Penjualan kendaran roda empat terus membaik dengan mencatatakan peningkatan penjualan pada bulan September sebesar 30% mom menjadi 48,6 ribu unit dibandingkan bulan sebelumnya di 37,3 ribu unit. Namun angka tersebut masih mencatatkan penurunan penjualan 47,8% yoy meskipun terus menyempit penurunan tersebut. Jika penjualan konsisten di kisaran 30% mom per bulan untuk tiga bulan terakhir, maka total unit yang terjual selama tahun 2020 ada pada kisaran 624 ribu unit yang berarti terjadi penurunan sekitar 40% yoy dari penjualan roda empat tahun 2019 di 1,03 juta unit.
Kabar baik juga datang dari penjualan motor di bulan September yang mencatatkan 381 ribu unit, naik 20% mom atau turun 33,2% yoy.
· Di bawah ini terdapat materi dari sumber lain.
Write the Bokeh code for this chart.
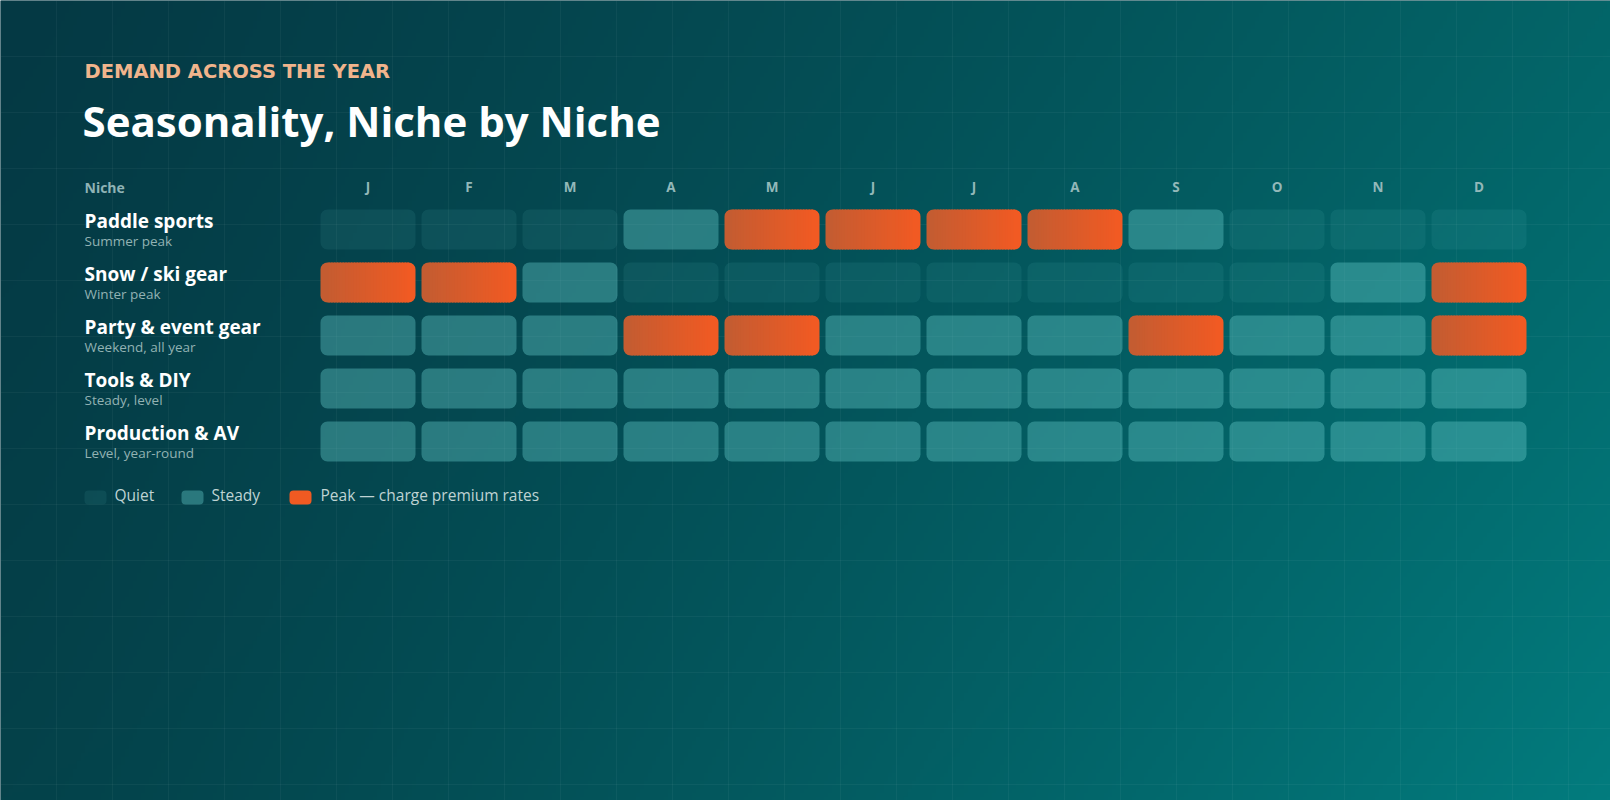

Jika penjualan dapat tumbuh secara konsisten di 20% mom, maka akumulasi penjualan motor di 2020 mencapai setidaknya 4,5 juta (-30% yoy) dimana penjualan tahun sebelumnya hampir mencapai 6,5 juta unit.
DISCLAIMER
Pendapat yang diungkapkan dalam artikel adalah untuk tujuan informasi umum saja dan tidak dimaksudkan untuk memberikan saran atau rekomendasi khusus untuk individu atau produk keamanan atau investasi tertentu. Ini hanya dimaksudkan untuk memberikan edukasi tentang industri keuangan. Pandangan yang tercermind dalam konten dapat berubah sewaktu-waktu tanpa pemberitahuan. Seluruh data kinerja dan return investasi yang tertera di artikel ini tidak dapat digunakan sebagai dasar jaminan perhitungan untuk membeli atau menjual suatu efek. Data tersebut merupakan catatan kinerja berdasarkan data historis dan bukan merupakan jaminan atas kinerja suatu efek di masa mendatang. Investasi melalui reksa dana mengandung risiko. Investor wajib membaca dan memahami prospektus sebelum memutuskan untuk berinvestasi melalui reksa dana.